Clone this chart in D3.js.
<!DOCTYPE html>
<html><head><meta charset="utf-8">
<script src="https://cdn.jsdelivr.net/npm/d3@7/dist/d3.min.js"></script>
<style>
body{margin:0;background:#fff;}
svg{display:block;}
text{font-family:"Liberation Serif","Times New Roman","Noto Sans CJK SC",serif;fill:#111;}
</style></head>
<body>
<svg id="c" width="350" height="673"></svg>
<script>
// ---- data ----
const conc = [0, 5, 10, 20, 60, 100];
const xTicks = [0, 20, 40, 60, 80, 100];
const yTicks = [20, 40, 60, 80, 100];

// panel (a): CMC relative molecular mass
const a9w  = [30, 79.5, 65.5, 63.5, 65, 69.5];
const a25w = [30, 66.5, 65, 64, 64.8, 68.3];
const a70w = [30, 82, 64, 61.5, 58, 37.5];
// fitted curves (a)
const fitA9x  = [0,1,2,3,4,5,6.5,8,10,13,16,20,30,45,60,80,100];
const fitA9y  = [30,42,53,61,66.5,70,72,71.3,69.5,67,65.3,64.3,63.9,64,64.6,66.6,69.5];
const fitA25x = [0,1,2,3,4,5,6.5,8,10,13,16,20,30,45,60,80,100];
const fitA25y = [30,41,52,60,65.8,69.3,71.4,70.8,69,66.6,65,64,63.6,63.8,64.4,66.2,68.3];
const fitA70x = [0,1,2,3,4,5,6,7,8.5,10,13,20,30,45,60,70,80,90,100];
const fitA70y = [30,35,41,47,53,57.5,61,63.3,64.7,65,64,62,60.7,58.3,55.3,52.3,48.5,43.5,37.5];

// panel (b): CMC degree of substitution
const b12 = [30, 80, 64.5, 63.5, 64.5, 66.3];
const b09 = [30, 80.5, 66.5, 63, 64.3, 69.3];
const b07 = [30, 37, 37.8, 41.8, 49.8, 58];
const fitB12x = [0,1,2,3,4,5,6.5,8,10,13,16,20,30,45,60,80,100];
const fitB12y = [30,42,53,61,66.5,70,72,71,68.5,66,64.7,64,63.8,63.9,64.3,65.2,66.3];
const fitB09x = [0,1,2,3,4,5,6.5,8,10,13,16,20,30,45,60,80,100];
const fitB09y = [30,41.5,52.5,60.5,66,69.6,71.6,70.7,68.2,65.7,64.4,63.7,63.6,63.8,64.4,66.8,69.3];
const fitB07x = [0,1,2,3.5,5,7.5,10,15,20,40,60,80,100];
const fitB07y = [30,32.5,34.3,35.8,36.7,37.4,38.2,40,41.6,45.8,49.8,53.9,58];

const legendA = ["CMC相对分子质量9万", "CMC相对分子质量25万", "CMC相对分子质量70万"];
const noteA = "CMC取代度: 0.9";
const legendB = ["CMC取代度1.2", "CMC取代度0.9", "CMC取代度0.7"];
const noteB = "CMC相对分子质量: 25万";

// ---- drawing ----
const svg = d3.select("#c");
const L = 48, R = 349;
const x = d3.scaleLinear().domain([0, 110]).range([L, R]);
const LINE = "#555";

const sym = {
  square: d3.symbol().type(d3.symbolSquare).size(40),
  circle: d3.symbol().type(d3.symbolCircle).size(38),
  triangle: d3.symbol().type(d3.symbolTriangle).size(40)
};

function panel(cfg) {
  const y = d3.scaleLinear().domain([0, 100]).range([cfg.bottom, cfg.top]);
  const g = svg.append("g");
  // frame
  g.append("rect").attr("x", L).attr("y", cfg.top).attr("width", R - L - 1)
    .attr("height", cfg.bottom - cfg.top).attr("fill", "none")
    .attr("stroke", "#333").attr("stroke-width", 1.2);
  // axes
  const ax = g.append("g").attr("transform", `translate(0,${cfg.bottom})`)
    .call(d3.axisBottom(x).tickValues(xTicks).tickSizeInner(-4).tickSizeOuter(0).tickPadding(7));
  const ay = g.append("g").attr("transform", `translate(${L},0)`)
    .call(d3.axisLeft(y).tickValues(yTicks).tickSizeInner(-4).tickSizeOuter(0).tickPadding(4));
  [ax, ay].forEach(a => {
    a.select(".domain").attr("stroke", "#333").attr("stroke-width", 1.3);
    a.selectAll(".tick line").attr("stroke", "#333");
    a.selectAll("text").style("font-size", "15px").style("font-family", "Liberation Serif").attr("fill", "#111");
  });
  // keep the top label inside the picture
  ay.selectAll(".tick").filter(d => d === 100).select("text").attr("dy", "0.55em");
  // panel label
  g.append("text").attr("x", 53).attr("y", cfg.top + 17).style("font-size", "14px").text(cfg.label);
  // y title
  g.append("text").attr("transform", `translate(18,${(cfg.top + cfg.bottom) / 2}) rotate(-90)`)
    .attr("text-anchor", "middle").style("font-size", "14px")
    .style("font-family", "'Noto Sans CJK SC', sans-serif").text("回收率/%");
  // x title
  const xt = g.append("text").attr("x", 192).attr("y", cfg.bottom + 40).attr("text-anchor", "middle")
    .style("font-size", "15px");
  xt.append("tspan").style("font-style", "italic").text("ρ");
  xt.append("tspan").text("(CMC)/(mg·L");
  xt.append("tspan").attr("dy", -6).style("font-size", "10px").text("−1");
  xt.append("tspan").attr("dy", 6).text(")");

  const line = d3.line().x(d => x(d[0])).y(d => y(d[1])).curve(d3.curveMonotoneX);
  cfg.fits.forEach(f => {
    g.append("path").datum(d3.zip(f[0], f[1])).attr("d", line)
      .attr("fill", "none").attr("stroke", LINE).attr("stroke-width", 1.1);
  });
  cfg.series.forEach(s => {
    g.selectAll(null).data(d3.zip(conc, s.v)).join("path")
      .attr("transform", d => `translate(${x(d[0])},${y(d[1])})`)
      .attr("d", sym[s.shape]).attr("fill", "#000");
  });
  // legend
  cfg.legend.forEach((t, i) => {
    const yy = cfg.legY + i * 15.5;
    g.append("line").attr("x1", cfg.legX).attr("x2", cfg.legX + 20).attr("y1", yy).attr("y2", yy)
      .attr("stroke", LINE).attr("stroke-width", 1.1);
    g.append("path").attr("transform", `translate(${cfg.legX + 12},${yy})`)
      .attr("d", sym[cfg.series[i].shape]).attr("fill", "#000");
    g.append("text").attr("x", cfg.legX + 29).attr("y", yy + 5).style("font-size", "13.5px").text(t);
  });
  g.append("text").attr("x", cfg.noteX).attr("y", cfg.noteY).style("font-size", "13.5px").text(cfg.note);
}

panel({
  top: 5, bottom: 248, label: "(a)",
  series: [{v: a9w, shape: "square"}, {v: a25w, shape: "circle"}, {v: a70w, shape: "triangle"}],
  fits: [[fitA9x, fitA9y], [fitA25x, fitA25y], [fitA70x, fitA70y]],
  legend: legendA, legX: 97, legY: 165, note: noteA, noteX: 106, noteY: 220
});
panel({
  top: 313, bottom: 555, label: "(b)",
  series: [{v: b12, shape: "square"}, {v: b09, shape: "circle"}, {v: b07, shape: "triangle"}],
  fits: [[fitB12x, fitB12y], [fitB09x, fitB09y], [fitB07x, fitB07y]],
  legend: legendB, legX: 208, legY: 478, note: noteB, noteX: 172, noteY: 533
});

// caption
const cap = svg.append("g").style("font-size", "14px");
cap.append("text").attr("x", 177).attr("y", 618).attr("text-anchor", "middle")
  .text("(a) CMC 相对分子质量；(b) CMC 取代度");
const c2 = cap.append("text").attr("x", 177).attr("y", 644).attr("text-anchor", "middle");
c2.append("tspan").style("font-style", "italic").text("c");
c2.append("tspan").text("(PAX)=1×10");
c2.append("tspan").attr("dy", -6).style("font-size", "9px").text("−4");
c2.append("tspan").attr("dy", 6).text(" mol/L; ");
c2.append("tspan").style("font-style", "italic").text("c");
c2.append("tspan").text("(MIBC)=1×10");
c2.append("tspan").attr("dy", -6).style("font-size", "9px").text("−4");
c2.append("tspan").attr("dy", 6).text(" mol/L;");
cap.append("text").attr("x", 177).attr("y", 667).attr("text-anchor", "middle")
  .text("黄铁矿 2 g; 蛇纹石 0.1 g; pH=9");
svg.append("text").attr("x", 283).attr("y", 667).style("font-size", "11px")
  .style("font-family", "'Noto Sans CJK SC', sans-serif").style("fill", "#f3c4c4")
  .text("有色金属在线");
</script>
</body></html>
......
■ THE EXERCISE
From the first line of the data through the line with "const yTicks = [20, 40, 60, 80, 100];", quote each line exactly and add nothing else.

■ COMPLETE RESPONSE
Clone this chart in D3.js.
<!DOCTYPE html>
<html><head><meta charset="utf-8">
<script src="https://cdn.jsdelivr.net/npm/d3@7/dist/d3.min.js"></script>
<style>
body{margin:0;background:#fff;}
svg{display:block;}
text{font-family:"Liberation Serif","Times New Roman","Noto Sans CJK SC",serif;fill:#111;}
</style></head>
<body>
<svg id="c" width="350" height="673"></svg>
<script>
// ---- data ----
const conc = [0, 5, 10, 20, 60, 100];
const xTicks = [0, 20, 40, 60, 80, 100];
const yTicks = [20, 40, 60, 80, 100];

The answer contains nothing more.